First we must recognize that the United States' Food and Drug Administration has not approved glitter for use in cosmetics of any kind.  It is also important to note that it has not been disapproved either.  Confusing?  Yes, as it is seen in nail polish, lotions, lipsticks, eyeliner, blush and eye shadow.  You may see the term "cosmetic grade glitter" used by some, however there is no such thing; it must be noted that ANY glitter that gets into the eye has the potential to cause damage, regardless of the label it is given.

Upon adding glitter as a product on our website, Star Crushed Minerals included a 'disclaimer' in regards to the use of glitter near the eyes as well as information available as to the FDA's stance on glitter in cosmetics.

The information we have are sharing here comes directly from a blog by Phyrra ( a well-respected beauty blogger):

"The FDA has determined that glitter is a color additive which is not listed on their list of approved color additives. This means that a glitter product is not allowed for use in any cosmetic in the USA. Consumers have expressed confusion over this, as it is obvious that there is glitter in all kinds of cosmetics sold currently in the USA and there are no known reports of harm caused by glitter.

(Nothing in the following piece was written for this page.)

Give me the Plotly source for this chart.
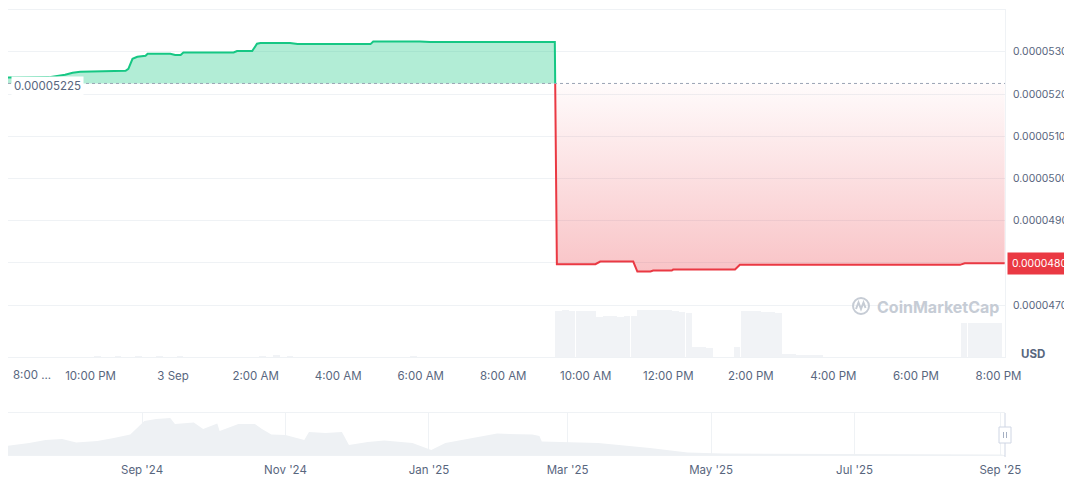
import plotly.graph_objects as go
import pandas as pd

# ---------------- data ----------------
BASELINE = 0.00005225

price_times = [
    "2025-09-02 20:00", "2025-09-02 21:00", "2025-09-02 21:23", "2025-09-02 21:34", "2025-09-02 21:45",
    "2025-09-02 22:51", "2025-09-02 22:55", "2025-09-02 23:01", "2025-09-02 23:08", "2025-09-02 23:20",
    "2025-09-02 23:23", "2025-09-02 23:56", "2025-09-03 00:03", "2025-09-03 00:11", "2025-09-03 00:15",
    "2025-09-03 01:28", "2025-09-03 01:33", "2025-09-03 01:55", "2025-09-03 02:02", "2025-09-03 02:07",
    "2025-09-03 02:50", "2025-09-03 03:01", "2025-09-03 04:47", "2025-09-03 04:51", "2025-09-03 05:59",
    "2025-09-03 06:14", "2025-09-03 09:15", "2025-09-03 09:18", "2025-09-03 10:14", "2025-09-03 10:21",
    "2025-09-03 11:09", "2025-09-03 11:15", "2025-09-03 11:34", "2025-09-03 11:38", "2025-09-03 12:05",
    "2025-09-03 12:07", "2025-09-03 13:37", "2025-09-03 13:44", "2025-09-03 19:04", "2025-09-03 19:11",
    "2025-09-03 20:09",
]
price_values = [
    0.00005239, 0.00005240, 0.000052455, 0.000052502, 0.000052526,
    0.000052550, 0.000052597, 0.000052834, 0.000052882, 0.000052905,
    0.000052953, 0.000052953, 0.000052922, 0.000052922, 0.000052983,
    0.000052983, 0.000053017, 0.000053017, 0.000053190, 0.000053206,
    0.000053206, 0.000053182, 0.000053182, 0.000053244, 0.000053244,
    0.000053230, 0.000053230, 0.000047969, 0.000047969, 0.000048031,
    0.000048031, 0.000047794, 0.000047794, 0.000047818, 0.000047818,
    0.000047841, 0.000047841, 0.000047953, 0.000047953, 0.000047988,
    0.000047988,
]

price_tick_values = [0.000047, 0.000048, 0.000049, 0.000050, 0.000051, 0.000052, 0.000053]

volume_times = [
    "2025-09-02 22:10", "2025-09-02 22:40", "2025-09-02 23:10", "2025-09-02 23:40", "2025-09-03 00:10",
    "2025-09-03 02:10", "2025-09-03 02:30", "2025-09-03 02:50", "2025-09-03 05:50",
    "2025-09-03 09:20", "2025-09-03 09:30", "2025-09-03 09:40", "2025-09-03 09:50", "2025-09-03 10:00",
    "2025-09-03 10:10", "2025-09-03 10:20", "2025-09-03 10:30", "2025-09-03 10:40", "2025-09-03 10:50",
    "2025-09-03 11:00", "2025-09-03 11:10", "2025-09-03 11:20", "2025-09-03 11:30", "2025-09-03 11:40",
    "2025-09-03 11:50", "2025-09-03 12:00", "2025-09-03 12:10", "2025-09-03 12:20", "2025-09-03 12:30",
    "2025-09-03 12:40", "2025-09-03 12:50", "2025-09-03 13:00", "2025-09-03 13:40", "2025-09-03 13:50",
    "2025-09-03 14:00", "2025-09-03 14:10", "2025-09-03 14:20", "2025-09-03 14:30", "2025-09-03 14:40",
    "2025-09-03 14:50", "2025-09-03 15:00", "2025-09-03 15:10", "2025-09-03 15:20", "2025-09-03 15:30",
    "2025-09-03 15:40", "2025-09-03 19:10", "2025-09-03 19:20", "2025-09-03 19:30", "2025-09-03 19:40",
    "2025-09-03 19:50", "2025-09-03 20:00",
]
volume_values = [
    1, 1.5, 1.5, 1, 1,
    2, 3, 2, 1,
    98, 99, 98, 97, 98,
    98, 85, 87, 87, 86,
    87, 88, 99, 100, 100,
    99, 100, 98, 96, 94,
    21, 21, 20, 21, 98,
    98, 97, 96, 95, 93,
    6, 6, 5, 5, 4,
    3, 73, 73, 73, 73,
    73, 73,
]

main_tick_times = [
    "2025-09-02 22:00", "2025-09-03 00:00", "2025-09-03 02:00", "2025-09-03 04:00", "2025-09-03 06:00",
    "2025-09-03 08:00", "2025-09-03 10:00", "2025-09-03 12:00", "2025-09-03 14:00", "2025-09-03 16:00",
    "2025-09-03 18:00", "2025-09-03 20:00",
]
main_tick_labels = [
    "10:00 PM", "3 Sep", "2:00 AM", "4:00 AM", "6:00 AM", "8:00 AM", "10:00 AM", "12:00 PM",
    "2:00 PM", "4:00 PM", "6:00 PM", "8:00 PM",
]
first_tick_label = "8:00 ..."

nav_dates = [
    "2024-07-06", "2024-07-15", "2024-07-22", "2024-07-29", "2024-08-04", "2024-08-13", "2024-08-20",
    "2024-08-27", "2024-09-02", "2024-09-07", "2024-09-13", "2024-09-15", "2024-09-23", "2024-09-27",
    "2024-10-03", "2024-10-04", "2024-10-12", "2024-10-19", "2024-10-22", "2024-10-26", "2024-11-01",
    "2024-11-09", "2024-11-11", "2024-11-18", "2024-11-25", "2024-11-28", "2024-12-06", "2024-12-13",
    "2024-12-25", "2025-01-02", "2025-01-08", "2025-01-17", "2025-01-30", "2025-02-14", "2025-02-17",
    "2025-02-18", "2025-03-14", "2025-04-05", "2025-04-21", "2025-05-06", "2025-06-07", "2025-07-20",
    "2025-09-02",
]
nav_values = [
    9.3, 12, 15, 16, 12.4, 14, 17,
    20.4, 34, 36, 37, 31, 32.5, 26,
    31.5, 24, 31, 31, 26, 20.4, 20,
    15, 23, 22, 23, 10, 13, 14.5,
    12, 5, 12, 16, 21.4, 20.4, 19,
    13.5, 12, 7, 2.4, 1.4, 1.0, 0.8,
    0.6,
]

# ---------------- split at baseline crossing ----------------
t = pd.to_datetime(pd.Series(price_times))
p = list(price_values)
idx = next(i for i, v in enumerate(p) if v < BASELINE)
frac = (p[idx - 1] - BASELINE) / (p[idx - 1] - p[idx])
t_cross = t[idx - 1] + (t[idx] - t[idx - 1]) * frac

g_t = list(t[:idx]) + [t_cross]
g_p = p[:idx] + [BASELINE]
r_t = [t_cross] + list(t[idx:])
r_p = [BASELINE] + p[idx:]

GREEN = "#16c784"
RED = "#ea3943"
GRID = "#eff2f5"
TXT = "#58667e"
FONT = "Inter, sans-serif"

fig = go.Figure()

fig.add_trace(go.Bar(
    x=pd.to_datetime(pd.Series(volume_times)), y=volume_values, yaxis="y2",
    marker=dict(color="#f1f3f6", line=dict(width=0)), width=590000, hoverinfo="skip",
))

fig.add_trace(go.Scatter(x=g_t, y=[BASELINE] * len(g_t), mode="lines",
                         line=dict(width=0, color=GREEN), hoverinfo="skip"))
fig.add_trace(go.Scatter(x=g_t, y=g_p, mode="lines", line=dict(color=GREEN, width=2),
                         fill="tonexty", fillcolor="rgba(22,199,132,0.33)"))
fig.add_trace(go.Scatter(x=r_t, y=[BASELINE] * len(r_t), mode="lines",
                         line=dict(width=0, color=RED), hoverinfo="skip"))
fig.add_trace(go.Scatter(
    x=r_t, y=r_p, mode="lines", line=dict(color=RED, width=2), fill="tonexty",
    fillgradient=dict(type="vertical",
                      colorscale=[[0, "rgba(234,57,67,0.30)"], [1, "rgba(234,57,67,0.02)"]],
                      start=min(r_p), stop=BASELINE),
))

# navigator
fig.add_trace(go.Scatter(
    x=pd.to_datetime(pd.Series(nav_dates)), y=nav_values, xaxis="x2", yaxis="y3",
    mode="lines", line=dict(width=0, color="#eef1f4"), fill="tozeroy", fillcolor="#eef1f4",
))

# The page body adds an 8px offset; positions below are given in screen pixels.
H = 445.0  # plot area height in px (screen y 10 .. 455)


def py(pix):
    return (455 - pix) / H


def px(pix):
    return (pix - 8) / 997.0


last_price = price_values[-1]

fig.update_layout(
    width=1064, height=469,
    margin=dict(l=0, r=67, t=2, b=22, autoexpand=False),
    paper_bgcolor="white", plot_bgcolor="white", showlegend=False,
    font=dict(family=FONT, size=11.5, color=TXT),
    bargap=0,
    xaxis=dict(domain=[0, 1], anchor="y", type="date", automargin=False,
               range=["2025-09-02 20:00", "2025-09-03 20:09:30"],
               tickvals=main_tick_times, ticktext=main_tick_labels,
               showgrid=False, zeroline=False, showline=True, mirror=True, linecolor=GRID,
               ticks="", ticklabelstandoff=8, tickfont=dict(size=11.5, color=TXT)),
    yaxis=dict(domain=[py(357), 1], anchor="x", side="right", automargin=False,
               range=[0.00004577, 0.00005399], tickvals=price_tick_values, tickformat=".7f",
               showgrid=True, gridcolor=GRID, zeroline=False, showline=True, mirror=True,
               linecolor=GRID, ticks="", ticklabelstandoff=5, ticklabeloverflow="allow",
               tickfont=dict(size=10.4, color=TXT)),
    yaxis2=dict(overlaying="y", anchor="x", range=[0, 738], visible=False),
    xaxis2=dict(domain=[0, 1], anchor="y3", type="date", automargin=False,
                range=["2024-07-06", "2025-09-03"], tick0="2024-09-01", dtick="M2",
                tickformat="%b '%y", showgrid=True, gridcolor=GRID, zeroline=False,
                showline=True, mirror=True, linecolor=GRID, ticks="", ticklabelstandoff=4,
                tickfont=dict(size=11.5, color=TXT)),
    yaxis3=dict(domain=[0, py(413)], anchor="x2", range=[0, 42], showgrid=False, automargin=False,
                zeroline=False, showticklabels=False, showline=False),
)

shapes = [
    dict(type="line", xref="paper", yref="y", x0=0, x1=1, y0=BASELINE, y1=BASELINE,
         line=dict(color="#9aa3b4", width=1, dash="dot"), layer="above"),
    # navigator right handle
    dict(type="line", xref="paper", yref="paper", x0=1, x1=1, y0=py(457), y1=py(413),
         line=dict(color="#cfd6e4", width=1)),
    dict(type="rect", xref="paper", yref="paper", x0=px(999), x1=px(1011), y0=py(443), y1=py(427),
         fillcolor="white", line=dict(color="#cfd6e4", width=1)),
    dict(type="line", xref="paper", yref="paper", x0=px(1003.5), x1=px(1003.5), y0=py(438), y1=py(432),
         line=dict(color="#a6b0c3", width=1)),
    dict(type="line", xref="paper", yref="paper", x0=px(1006.5), x1=px(1006.5), y0=py(438), y1=py(432),
         line=dict(color="#a6b0c3", width=1)),
    # watermark logo
    dict(type="circle", xref="paper", yref="paper", x0=px(853), x1=px(869), y0=py(314), y1=py(298),
         line=dict(color="#c6ccd5", width=2)),
    dict(type="path", xref="paper", yref="paper",
         path=(f"M {px(856)},{py(309)} L {px(858.5)},{py(302.5)} L {px(861)},{py(309)} "
               f"L {px(863.5)},{py(302.5)} L {px(865.5)},{py(308)}"),
         line=dict(color="#c6ccd5", width=2)),
]

annotations = [
    dict(text="0.00005225", xref="paper", x=0, xanchor="left", xshift=3,
         yref="y", y=BASELINE, yanchor="middle", yshift=-3, showarrow=False,
         bgcolor="white", borderpad=2, font=dict(size=11.5, color=TXT)),
    dict(text=f"{last_price:.7f}", xref="paper", x=1, xanchor="left", xshift=2,
         yref="y", y=last_price, yanchor="middle", showarrow=False,
         bgcolor=RED, borderpad=4, font=dict(size=10.4, color="white")),
    dict(text="<b>USD</b>", xref="paper", x=1, xanchor="left", xshift=14,
         yref="paper", y=py(354), yanchor="middle", showarrow=False,
         font=dict(size=11.5, color=TXT)),
    dict(text=first_tick_label, xref="paper", x=0, xanchor="left", xshift=3,
         yref="paper", y=py(375), yanchor="middle", showarrow=False,
         font=dict(size=11.5, color=TXT)),
    dict(text="<b>CoinMarketCap</b>", xref="paper", x=px(875), xanchor="left",
         yref="paper", y=py(306.5), yanchor="middle", showarrow=False,
         font=dict(size=16, color="#c6ccd5")),
]

fig.update_layout(shapes=shapes, annotations=annotations)

fig.write_html("out.html")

The FDA has not explained itself to our company, but it has advised us that it recognizes that the cosmetics industry has been largely unaware of this determination and it is essentially providing the cosmetic industry a grace period during which FDA enforcement is “discretionary”. This grace period allows the cosmetics industry to “respond”. The FDA has not provided us with any information on how long this grace period has been in effect, nor how long it will be in effect. They simply state the issue is “active”."

Please click on her name to read the blog post in its entirety, the data she gathered is very informative in regards to where the FDA stands on this matter.

Once again, the use of glitter in and around the immediate eye area is at your discretion.